Calabrese pizza – I always added chili oil for a kick!

Fresh and steaming from one very hot oven to table in two minutes. A mezzo litro of house red wine, a bottle of aqua frizzanta and two large pizzas, so inexpensive at 15 Euro.  Follow that up with a cappuccino and their handmade gelato and it’s a meal that cannot be rivaled in taste.

Quatro formaggi - no tomato sauce
Quatro formaggi – pizza bianco.

We took advantage of both taste and cost – often!


Praia a Mare - Just the beach the bathers were shy.
Praia a Mare. Just the beach –  the bathers were camera shy.

While Becky and Michael visited us in Italy, we ventured down to Praia a Mare one afternoon, a beach town in Calabria.  A swim in the Mediterranean and a lie on the beach in the blazing sun had us looking for relief from the sun, a cold drink and a bite to eat. Although the holiday season was coming to an end and many restaurants along the beach had shut down for the season, we did find one at the very end of the beach road.  No air conditioning inside, but it did offer a welcome respite from the hot day and we were hungry and thirsty. Unfortunately, pasta and salad was all we could order as Carlo the pizza chef/owner was off for the day, but our server proudly pointed to a large poster/mural on the back wall depicting this international award winning pizzaiolo.

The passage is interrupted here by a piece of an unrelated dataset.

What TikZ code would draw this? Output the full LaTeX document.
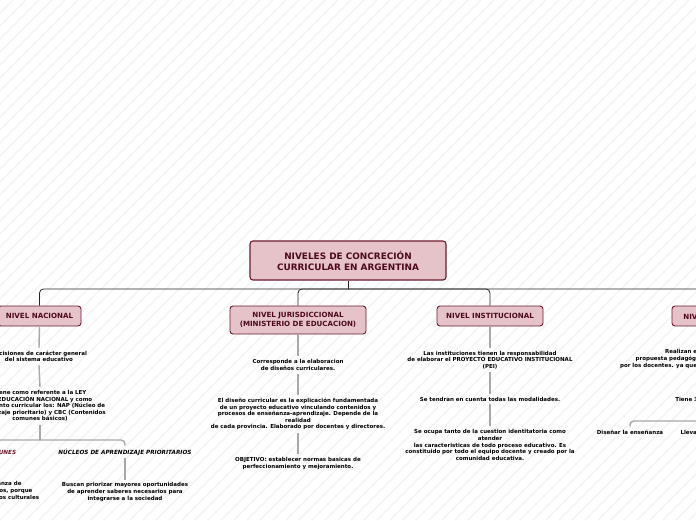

We ordered our pasta and cold drinks and then took a closer look at the restaurants wall of fame.

Imagine my surprise when I saw the international competition he’d won was the Canadian Pizza Chef of the Year 2014 and 2015, sponsored by Canadian Pizza Magazine.  Pictures of him in Italy and in Canada made me feel just a little closer to home and just a little bit proud to share him.

Smack dab in  the middle of a small town  in southern Italy and we’d stumbled upon a Canadian connection – sometimes the world seems ridiculously small.

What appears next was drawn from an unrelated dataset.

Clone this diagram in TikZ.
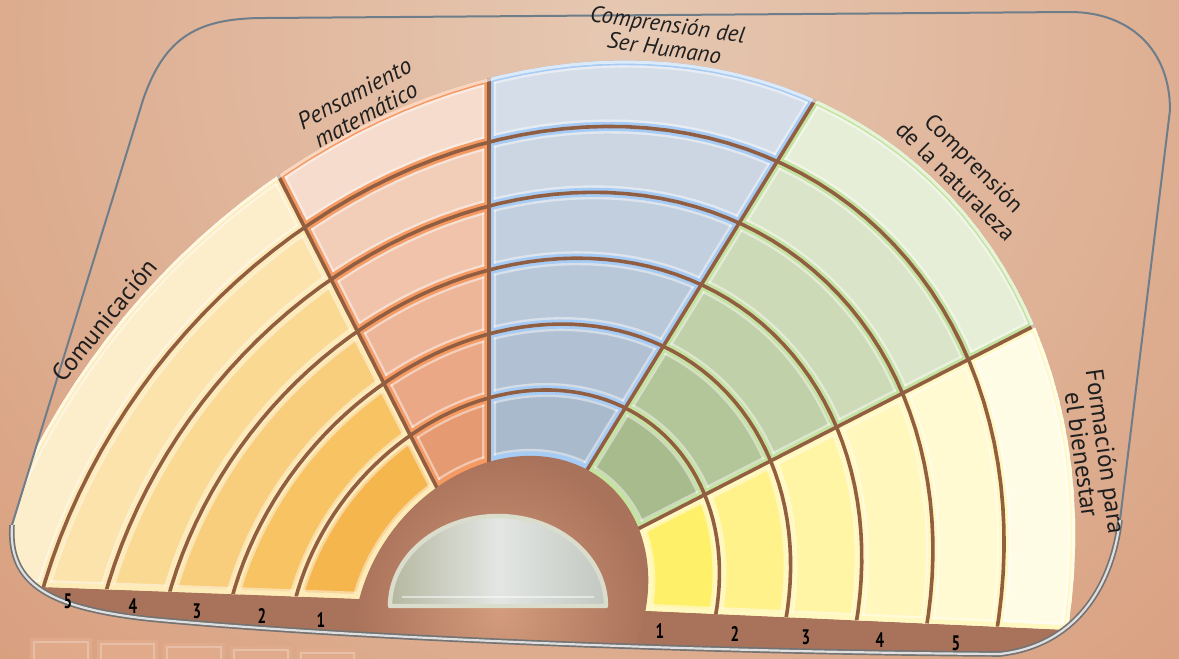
\documentclass[tikz,border=0pt]{standalone}
\usepackage{fontspec}
\setmainfont{PT Sans}
\usetikzlibrary{calc}
\definecolor{bgin}{HTML}{E6C8B2}
\definecolor{bgout}{HTML}{D28A64}
\definecolor{bandc}{HTML}{A9725A}
\definecolor{holein}{HTML}{D49C7D}
\definecolor{sepc}{HTML}{925E42}
\definecolor{framec}{HTML}{6E7D8A}
\definecolor{reflc}{HTML}{E2AC8D}
\definecolor{domeL}{HTML}{B5B8A0}
\definecolor{domeM}{HTML}{E3E6E3}
\definecolor{domeR}{HTML}{C3C8C2}
\definecolor{domeE}{HTML}{DADDCB}
% Comunicacion
\definecolor{c01}{HTML}{F5B64E}\definecolor{c02}{HTML}{F7C363}\definecolor{c03}{HTML}{F8CE7C}
\definecolor{c04}{HTML}{FAD993}\definecolor{c05}{HTML}{FBE3AB}\definecolor{c06}{HTML}{FCEDCB}
% Pensamiento
\definecolor{c11}{HTML}{E69A72}\definecolor{c12}{HTML}{EAA886}\definecolor{c13}{HTML}{EDB699}
\definecolor{c14}{HTML}{F0C3AA}\definecolor{c15}{HTML}{F2CDB8}\definecolor{c16}{HTML}{F5DCCC}
% Ser Humano
\definecolor{c21}{HTML}{A9BACD}\definecolor{c22}{HTML}{B1C1D3}\definecolor{c23}{HTML}{B9C8D9}
\definecolor{c24}{HTML}{C2CFDE}\definecolor{c25}{HTML}{CBD6E2}\definecolor{c26}{HTML}{D5DEE8}
% Naturaleza
\definecolor{c31}{HTML}{A7BB8D}\definecolor{c32}{HTML}{B3C699}\definecolor{c33}{HTML}{C0D0A8}
\definecolor{c34}{HTML}{CDDAB8}\definecolor{c35}{HTML}{D9E4C8}\definecolor{c36}{HTML}{E6EED8}
% Formacion
\definecolor{c41}{HTML}{FFF06A}\definecolor{c42}{HTML}{FFF28A}\definecolor{c43}{HTML}{FFF5A5}
\definecolor{c44}{HTML}{FFF7BC}\definecolor{c45}{HTML}{FFFAD2}\definecolor{c46}{HTML}{FFFCE6}
% edge colours
\definecolor{e0}{HTML}{FDEBB8}\definecolor{e1}{HTML}{F49A62}\definecolor{e2}{HTML}{A6CBF4}
\definecolor{e3}{HTML}{C5E3A0}\definecolor{e4}{HTML}{FFF8C0}

\newcommand\ringp[1]{plot[domain=0:360,samples=145,variable=\t]({501+2.1667*#1+(166+77.833*#1)*0.6101*cos(\t)+(135+63.167*#1)*0.7923*sin(\t)},{611+6.8333*#1-(166+77.833*#1)*0.7923*cos(\t)+(135+63.167*#1)*0.6101*sin(\t)}) -- cycle}
\newcommand\framepath{(265,18) -- (1070,12) .. controls (1130,12) and (1170,50) .. (1170,110) -- (1120,520) .. controls (1113,580) and (1080,645) .. (1000,654) .. controls (700,652) and (350,638) .. (150,619) .. controls (50,608) and (8,585) .. (12,525) -- (143,100) .. controls (165,35) and (200,18) .. (265,18) -- cycle}
\newcommand\framebottom{(1120,520) .. controls (1113,580) and (1080,645) .. (1000,654) .. controls (700,652) and (350,638) .. (150,619) .. controls (50,608) and (8,585) .. (12,525)}

\begin{document}
\begin{tikzpicture}[x=0.5pt,y=-0.5pt,
  sep/.style={draw=sepc,line width=1.8pt},
  lab/.style={text=black!88,inner sep=0pt,align=center},
  num/.style={text=black,inner sep=0pt,font=\bfseries\fontsize{10.5}{11}\selectfont,xscale=0.72}]
\useasboundingbox (0,0) rectangle (1179,659);
\fill[bgout] (0,0) rectangle (1179,659);
\begin{scope}
  \clip (0,0) rectangle (1179,659);
  \shade[inner color=bgin,outer color=bgout] (620,40) circle[radius=1350];
\end{scope}

% geometry
\coordinate (Z) at (497,604);
\coordinate (I0) at (358,598);  \coordinate (O0) at (-20,584);
\coordinate (I1) at (433,480);  \coordinate (O1) at (278,175);
\coordinate (I2) at (489,462);  \coordinate (O2) at (489,78);
\coordinate (I3) at (587,470);  \coordinate (O3) at (815,100);
\coordinate (I4) at (630,533);  \coordinate (O4) at (1030,328);
\coordinate (I5) at (635,612);  \coordinate (O5) at (1068,631);
\foreach \i in {0,...,5}{\coordinate (F\i) at ($(I\i)!3!(O\i)$);}
\coordinate (N0) at (Z); \coordinate (N5) at (Z);
\foreach \i in {1,...,4}{\coordinate (N\i) at ($(O\i)!1.2!(I\i)$);}

% reflection below the plate
\foreach \xa/\xb/\yt in {30/92/638,97/158/640,163/225/643,230/292/646,297/358/649}{
  \fill[reflc,opacity=.8] (\xa,\yt) rectangle (\xb,665);
  \draw[white,opacity=.25,line width=.6pt] (\xa+4,\yt+4) rectangle (\xb-4,668);
}

\begin{scope}
  \clip \framepath;
  \fill[bandc] \ringp{6};
  % sectors
  \foreach \s/\j in {0/1,1/2,2/3,3/4,4/5}{
    \pgfmathtruncatemacro\ii{\s}
    \begin{scope}
      \clip (N\ii) -- (F\ii) -- (F\j) -- (N\j) -- cycle;
      \clip \ringp{6};
      \foreach \k in {1,...,6}{
        \pgfmathtruncatemacro\km{\k-1}
        \fill[c\s\k,even odd rule] \ringp{\k} \ringp{\km};
      }
      \foreach \k in {0,...,6}{\draw[white,opacity=.45,line width=7pt] \ringp{\k};}
      \draw[white,opacity=.45,line width=7pt] (N\ii) -- (F\ii) (N\j) -- (F\j);
      \foreach \k in {0,...,6}{\draw[e\s,line width=4.6pt] \ringp{\k};}
      \draw[e\s,line width=4.6pt] (N\ii) -- (F\ii) (N\j) -- (F\j);
    \end{scope}
  }
  % brown separators
  \begin{scope}
    \clip (Z) -- (F0) -- (F1) -- (F2) -- (F3) -- (F4) -- (F5) -- cycle;
    \clip \ringp{6};
    \foreach \k in {1,...,5}{\draw[sep] \ringp{\k};}
    \foreach \i in {1,...,4}{\draw[sep] (N\i) -- (F\i);}
    \draw[white,opacity=.6,line width=3pt] \ringp{6};
  \end{scope}
  % central hole
  \shade[inner color=holein,outer color=bandc] \ringp{0};
  % dome
  \shade[left color=domeL,right color=domeR,middle color=domeM]
    (390,606) arc[start angle=180,end angle=360,x radius=108,y radius=90] -- cycle;
  \draw[domeE,line width=2.2pt,line join=round]
    (390,606) arc[start angle=180,end angle=360,x radius=108,y radius=90] -- cycle;
  \draw[white,opacity=.5,line width=1pt] (402,597) -- (594,597);
\end{scope}

% frame
\draw[framec,line width=1pt] \framepath;
\draw[line width=2.8pt,draw=black!55] \framebottom;
\draw[line width=1.1pt,draw=white!75!gray] \framebottom;

% labels
\node[lab,rotate=50.6,font=\fontsize{12.5}{14}\selectfont] (tcom) at (104,320) {Comunicación};
\node[lab,rotate=28,font=\itshape\fontsize{12}{12}\selectfont] (tpen) at (360,104) {Pensamiento\\matemático};
\node[lab,rotate=-8,font=\itshape\fontsize{11.5}{12}\selectfont] (tser) at (666,36) {Comprensión del\\Ser Humano};
\node[lab,rotate=-45,font=\fontsize{11.5}{13}\selectfont] (tnat) at (965,172) {Comprensión\\de la naturaleza};
\node[lab,rotate=-82,font=\fontsize{12.5}{12}\selectfont] (tfor) at (1094,453) {Formación para\\el bienestar};

% ring numbers
\node[num] (l5) at (68,601) {5};
\node[num] (l4) at (133,606) {4};
\node[num] (l3) at (197,611) {3};
\node[num] (l2) at (262,616) {2};
\node[num] (l1) at (321,620) {1};
\node[num] (r1) at (660,631) {1};
\node[num] (r2) at (735,634) {2};
\node[num] (r3) at (806,637) {3};
\node[num] (r4) at (880,640) {4};
\node[num] (r5) at (956,643) {5};
\end{tikzpicture}
\end{document}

A few minutes later our server returned to point out a young family sitting close to us.  This was Carlo Raillo, the master pizza chef with his Canadian wife and daughters.  Apparently, they come back to Praia a Mare every August, the busiest month of the year in Italy, to work in the family restaurant. This year had been extra hectic for him as he’d had to leave Alberta during the opening of his new restaurant home Buco Pizzaria and Vino in St. Albert, Alberta, Canada. Carlo Raillo Sept 2015

Carlo and his family were lovely and while he seemed quiet and reserved, his lovely and obliging wife spoke to us at length about his work, obviously very proud of his accomplishments both in Italy and Canada. They were leaving in a couple of days to go back to Alberta. His daughters were two little cuties, each with dark eyes and a head full of curls. They quietly ate their lunch, then while the 4 year old played and scampered around, the 1.5 year old sat in the arms of one of the employees (probably a relative) at the reception desk, seemingly completely in charge and confident in her abilities to run the restaurant. The restaurant business must be in the blood.  My money is on the youngest one to run the business side of things (she has a mean way with a  calculator and an affinity for handling a phone), while the older one will wear the master chef’s apron.

We left the restaurant not having tasted his pizza, but were invited back that evening as it was his last there for 2015.  Sadly, we could not come as we had a long drive home.

As of just a few days ago, it seems he may have nabbed the 2016 title also.

Bravo Carlo – Canada and Italy are very proud.